The Symbolic Species: The Co-evolution of Language and the Brain
- Author: Terrence W. Deacon
- Language: English
- Subject: Language, Co-evolution, Symbolic representation, Human evolution, Genesis of language, Cognition
- Published: 1997 (W.W. Norton & Co)
- Publication place: United States
- Media type: Print
- Pages: 527
- ISBN: 0-393-03838-6
- OCLC: 35025924
- Dewey Decimal: 153.6 20
- LC Class: QP399 .D43 1997

= The Symbolic Species =

1997 book by Terrence Deacon

The Symbolic Species is a 1997 book by biological anthropologist Terrence Deacon on the evolution of language. Combining perspectives from neurobiology, evolutionary theory, linguistics, and semiotics, Deacon proposes that language, along with the unique human capacity for symbolic thought, co-evolved with the brain.

The Symbolic Species is a multi-disclipinary book that at the time of publishing was seen as groundbreaking.

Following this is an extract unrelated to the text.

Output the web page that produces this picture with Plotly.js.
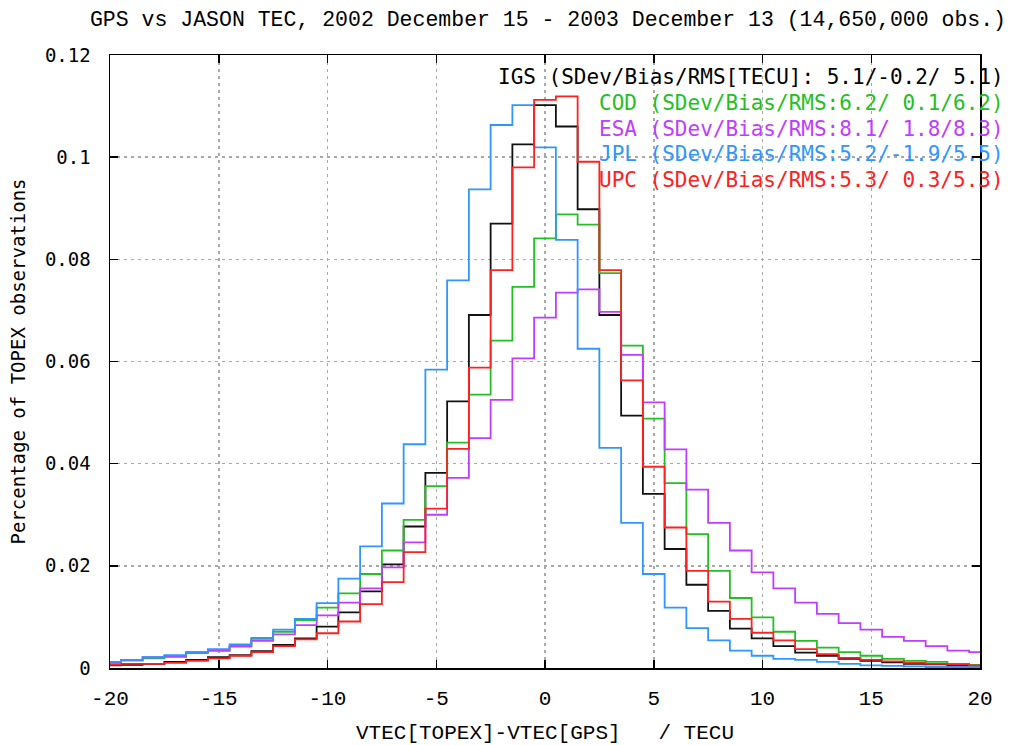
<!DOCTYPE html>
<html><head><meta charset="utf-8">
<script src="https://cdn.plot.ly/plotly-3.0.1.min.js"></script>
<style>html,body{margin:0;padding:0;background:#fff}</style>
</head><body>
<div id="chart" style="width:1017px;height:745px"></div>
<script>
// bin centres (TECU), bins of width 1
const binCenters = [-20,-19,-18,-17,-16,-15,-14,-13,-12,-11,-10,-9,-8,-7,-6,-5,-4,-3,-2,-1,0,1,2,3,4,5,6,7,8,9,10,11,12,13,14,15,16,17,18,19,20];

const igs = [0.0005,0.0006,0.0008,0.0012,0.0016,0.0021,0.0025,0.0033,0.0045,0.0058,0.0081,0.0109,0.0150,0.0203,0.0277,0.0382,0.0522,0.0691,0.0870,0.1025,0.1102,0.1060,0.0898,0.0691,0.0494,0.0341,0.0233,0.0163,0.0112,0.0077,0.0058,0.0043,0.0030,0.0024,0.0018,0.0014,0.0011,0.0008,0.0007,0.0005,0.0004];
const cod = [0.0010,0.0015,0.0019,0.0022,0.0029,0.0034,0.0044,0.0057,0.0071,0.0094,0.0118,0.0146,0.0184,0.0230,0.0290,0.0356,0.0441,0.0535,0.0641,0.0746,0.0841,0.0888,0.0868,0.0773,0.0631,0.0488,0.0362,0.0262,0.0190,0.0137,0.0099,0.0071,0.0053,0.0040,0.0031,0.0024,0.0018,0.0014,0.0012,0.0008,0.0006];
const esa = [0.0010,0.0015,0.0021,0.0023,0.0031,0.0034,0.0042,0.0053,0.0066,0.0084,0.0103,0.0128,0.0156,0.0197,0.0246,0.0300,0.0372,0.0450,0.0525,0.0606,0.0686,0.0735,0.0741,0.0697,0.0613,0.0520,0.0428,0.0349,0.0284,0.0230,0.0187,0.0156,0.0128,0.0106,0.0088,0.0075,0.0061,0.0053,0.0043,0.0034,0.0031];
const jpl = [0.0012,0.0016,0.0021,0.0025,0.0031,0.0037,0.0046,0.0059,0.0075,0.0096,0.0127,0.0175,0.0238,0.0322,0.0438,0.0584,0.0759,0.0937,0.1063,0.1102,0.1019,0.0838,0.0625,0.0431,0.0284,0.0184,0.0118,0.0078,0.0054,0.0034,0.0024,0.0018,0.0016,0.0012,0.0008,0.0005,0.0004,0.0003,0.0002,0.0002,0.0002];
const upc = [0.0006,0.0008,0.0008,0.0010,0.0014,0.0019,0.0024,0.0031,0.0043,0.0056,0.0068,0.0091,0.0125,0.0168,0.0227,0.0312,0.0429,0.0588,0.0779,0.0980,0.1112,0.1119,0.0991,0.0779,0.0563,0.0394,0.0275,0.0190,0.0130,0.0096,0.0069,0.0054,0.0037,0.0027,0.0020,0.0016,0.0013,0.0010,0.0008,0.0007,0.0005];

const seriesNames = ['IGS','COD','ESA','JPL','UPC'];
const seriesLabels = [
  'IGS (SDev/Bias/RMS[TECU]: 5.1/-0.2/ 5.1)',
  'COD (SDev/Bias/RMS:6.2/ 0.1/6.2)',
  'ESA (SDev/Bias/RMS:8.1/ 1.8/8.3)',
  'JPL (SDev/Bias/RMS:5.2/-1.9/5.5)',
  'UPC (SDev/Bias/RMS:5.3/ 0.3/5.3)'
];
const seriesValues = [igs, cod, esa, jpl, upc];
const seriesColors = ['#111111','#22c022','#c03cff','#2f96ff','#ff2020'];

const xTickVals = [-20,-15,-10,-5,0,5,10,15,20];
const yTickVals = [0,0.02,0.04,0.06,0.08,0.1,0.12];
const yTickText = ['0','0.02','0.04','0.06','0.08','0.1','0.12'];

const traces = seriesValues.map((v,i)=>({
  type:'scatter', mode:'lines', name:seriesNames[i],
  x: binCenters, y: v,
  line:{shape:'hvh', color:seriesColors[i], width:1.8},
  showlegend:false, hoverinfo:'skip'
}));

const legendY = [0.964,0.922,0.879,0.8385,0.796];
const annotations = seriesLabels.map((t,i)=>({
  xref:'paper', yref:'paper', x:1.03, y:legendY[i], xanchor:'right', yanchor:'middle',
  text:t, showarrow:false,
  font:{family:'DejaVu Sans Mono', size:21, color: i===0 ? '#000000' : seriesColors[i]}
}));

const gridStyle = {gridcolor:'#a8a8a8', gridwidth:1.5, griddash:'3px,4px'};

const layout = {
  width:1017, height:745,
  margin:{l:110, r:37, t:55, b:77},
  paper_bgcolor:'#ffffff', plot_bgcolor:'#ffffff',
  title:{text:'GPS vs JASON TEC, 2002 December 15 - 2003 December 13 (14,650,000 obs.)',
    x:548/1017, xanchor:'center', y:1-18/745, yanchor:'middle', xref:'container', yref:'container',
    font:{family:'Liberation Mono', size:21.5, color:'#000'}},
  xaxis:Object.assign({
    range:[-20,20], tickvals:xTickVals, ticktext:xTickVals.map(String),
    ticks:'inside', ticklen:8, tickwidth:1.5, tickcolor:'#000',
    showline:true, linecolor:'#000', linewidth:1.5, mirror:'ticks',
    zeroline:false, showgrid:true,
    tickfont:{family:'Liberation Mono', size:21, color:'#000'},
    ticklabelstandoff:10,
    title:{text:'VTEC[TOPEX]-VTEC[GPS]\u00a0\u00a0\u00a0/ TECU', font:{family:'Liberation Mono', size:21, color:'#000'}, standoff:22}
  }, gridStyle),
  yaxis:Object.assign({
    range:[0,0.12], tickvals:yTickVals, ticktext:yTickText,
    ticks:'inside', ticklen:8, tickwidth:1.5, tickcolor:'#000',
    showline:true, linecolor:'#000', linewidth:1.5, mirror:'ticks',
    zeroline:false, showgrid:true,
    tickfont:{family:'DejaVu Sans Mono', size:19, color:'#000'},
    ticklabelstandoff:14,
    title:{text:'Percentage of TOPEX observations', font:{family:'DejaVu Sans Mono', size:19, color:'#000'}, standoff:14}
  }, gridStyle),
  annotations: annotations
};

Plotly.newPlot('chart', traces, layout, {staticPlot:true, displayModeBar:false});
</script>
</body></html>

It is considered to have bound together a wide array of ideas in a way that advanced the understanding of professionals in several fields.

==Symbolic thought and language==
The reasons for the unique cognitive capacity of humans are explored, along with those for the large number of human activities impossible for animals. The human use of language is said to be responsible for both.

==Co-evolution==
A chicken-and-egg problem is shown to exist between the emergence of symbolic thought and language: language is said to be the medium of symbolic thought, but it is reasoned that mastery of language would first require the ability to think symbolically. The solution of this chicken-and-egg problem, according to Deacon, is the subtle evolutionary process of co-evolution.